Martinez’s career progressed with the company, staying primarily on the operations side of the business.
“Probably six, seven, eight years ago, I became, basically, the general manager in Mexico, and typically I still spend 80 to 90 percent of my time in Acuña running the operation there,” Martinez said.
B.O.S.S. has two facilities in Acuña.
“We also just built another 60,000-square-foot facility that’s right next door to my main office in Acuña, and that’s TransShield, a boat cover manufacturer, that makes boat covers primarily for the boat manufacturer. You see these boats running down the road with these white tarps that are nice and tight. We make those in Acuña now and have been doing that since March of last year,” Martinez said.

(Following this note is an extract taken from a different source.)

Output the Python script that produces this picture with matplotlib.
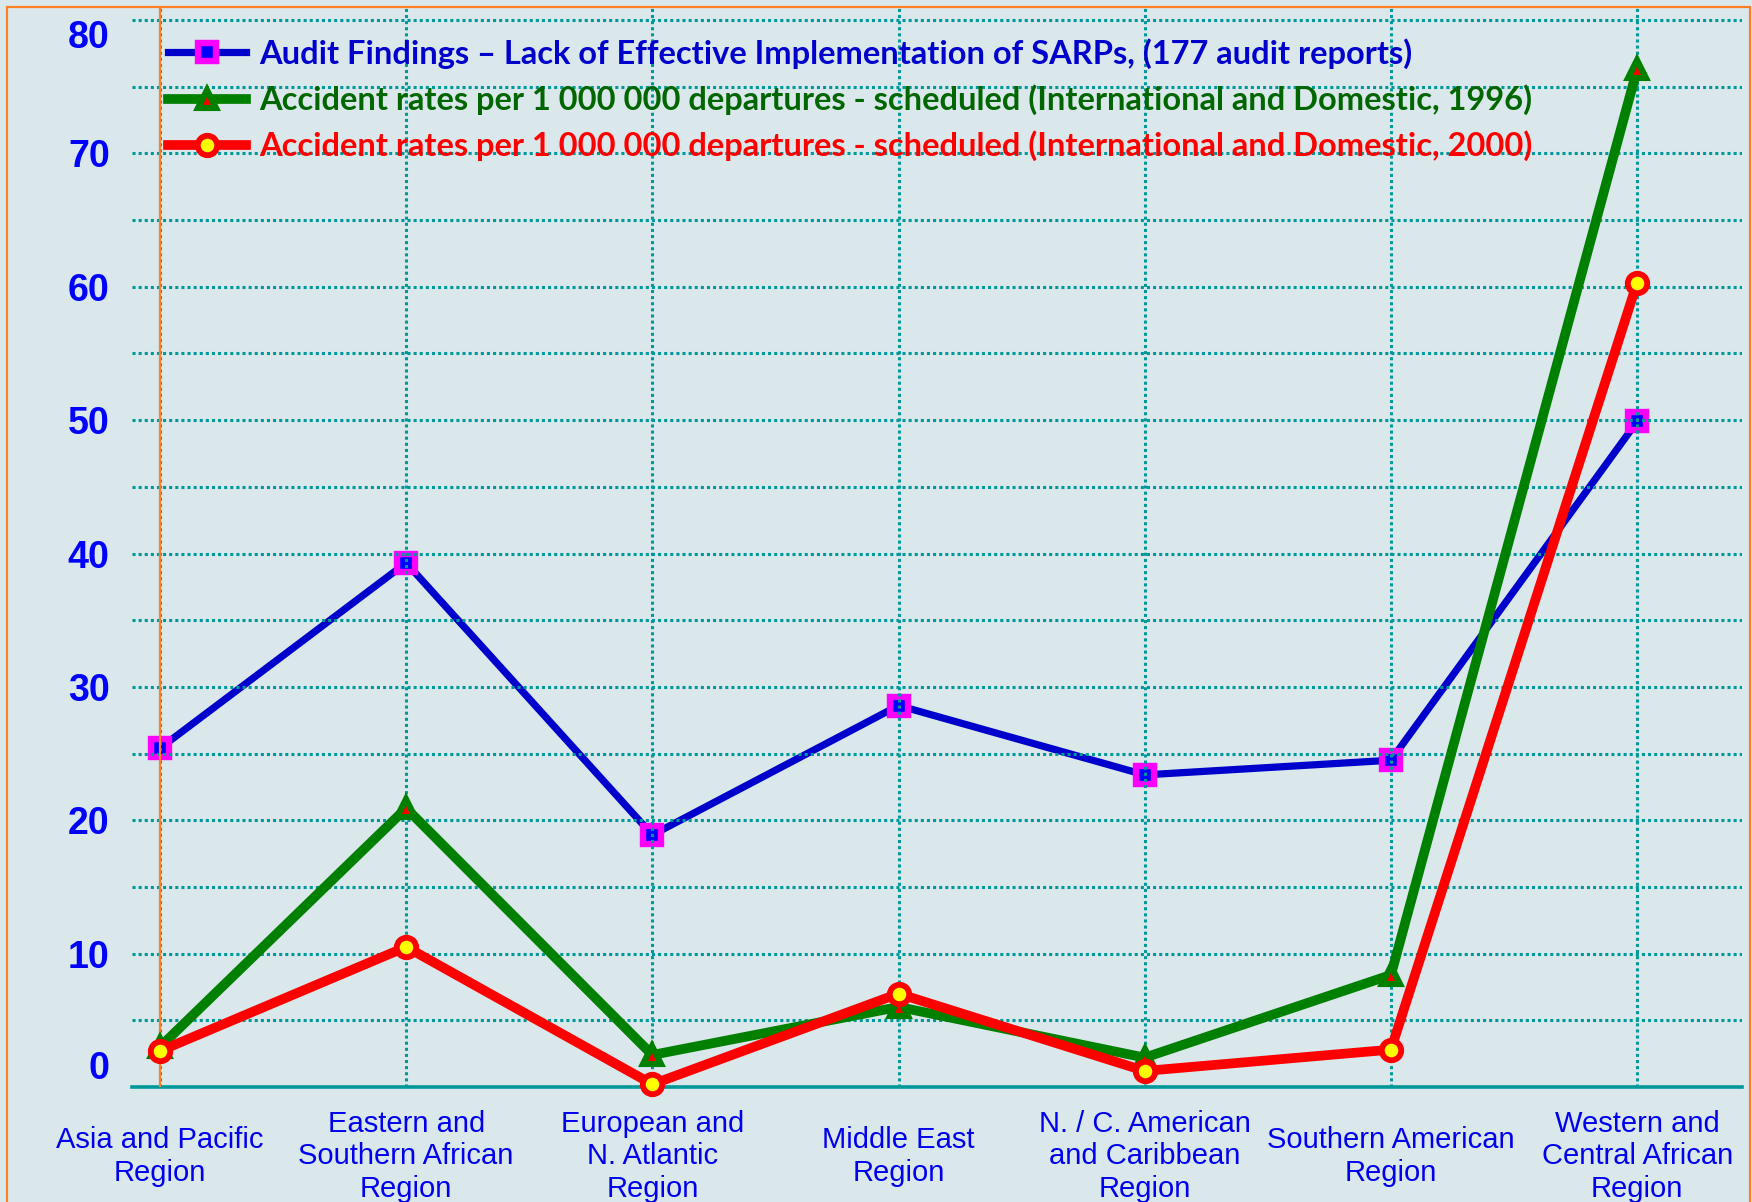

“They set up a pilot program under us, and we’ve grown that line for them. We’re at 140 employees today, and the goal is to move them in the next couple of weeks to the 60,000-square-foot building that we just built for them. I will oversee them for two years, and then they’ll determine if they want to go on their own, and I’ll basically turn in the key and they’ll be off,” he said.
Martinez said he looks forward to serving on the DREDC board because he believes in Del Rio.

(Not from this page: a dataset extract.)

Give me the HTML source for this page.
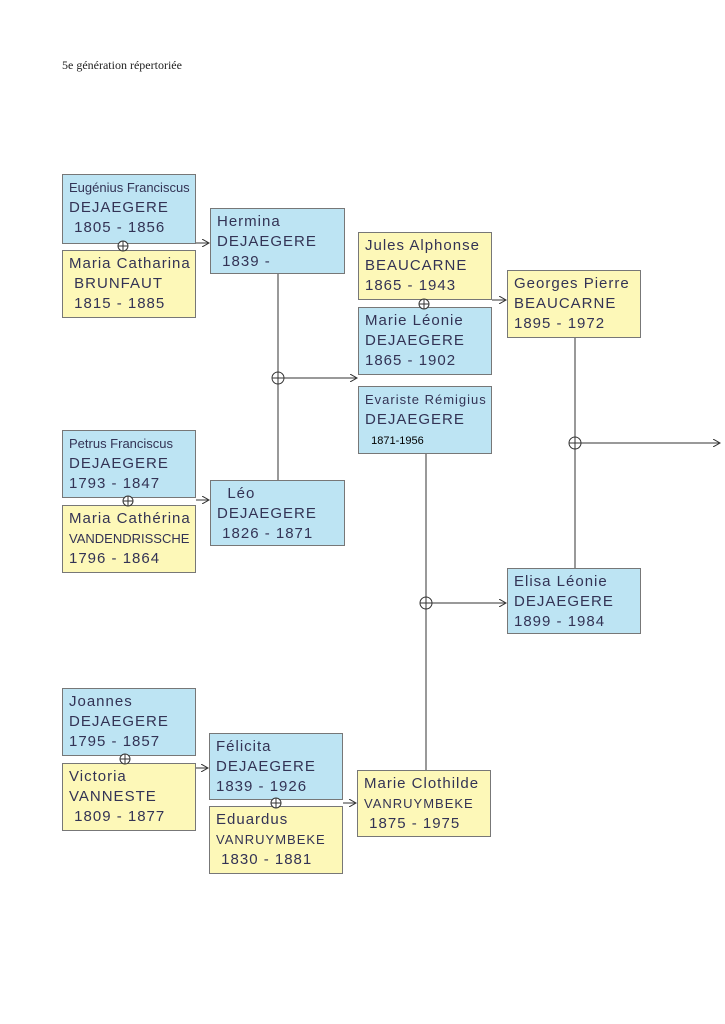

“That’s kind of what drove me to get into the school board, once and twice, because I believe Del Rio’s got a lot of talent. Like a lot of parents, I’m look for what’s going to attract our kids. Our children are all educated, and they don’t want to come home... I feel strongly that Del Rio has a lot of talent, so how do we attract jobs that are not $8 an hour?
“Mr. Newton has been on the EDC for a little over a year, and often we had discussions about how do we do this. I think all of Del Rio has to be involved. I still feel that a lot of the local politicians, and I know we’re supposed to be apolitical, I understand that we serve at the will of the city council, but I think we have a big task in front of us simply from the standpoint of how to express to the council some of the benefits that industry brings to Del Rio,” Martinez said.
“I’ve been involved in the maquila association for 30 years or so. We have 9,000 jobs in Del Rio that the maquila association brings in, and I don’t think Del Rio recognizes that,” he added.
“I’ve seen the industrial park grow. When we moved into the industrial park in 1986, San Antonio Shoe was there, a couple of buildings that Frank Larson owned were there and that was it. Then Basse (Truck Lines) came in, and then they built that huge building that Ron Chattler now owns, so I’ve seen that park grow from four or five buildings to what it is today,” he said.
Martinez said he has also seen the Acuña Industrial Park grow, from four or five companies in 1984, to more than 55 today. All of those companies, he said, have some sort of presence in Del Rio as well.
“I look forward to serving. I know it’s a short term, from now until October of next year, and I hope I’m useful to the board that’s already there,” Martinez said.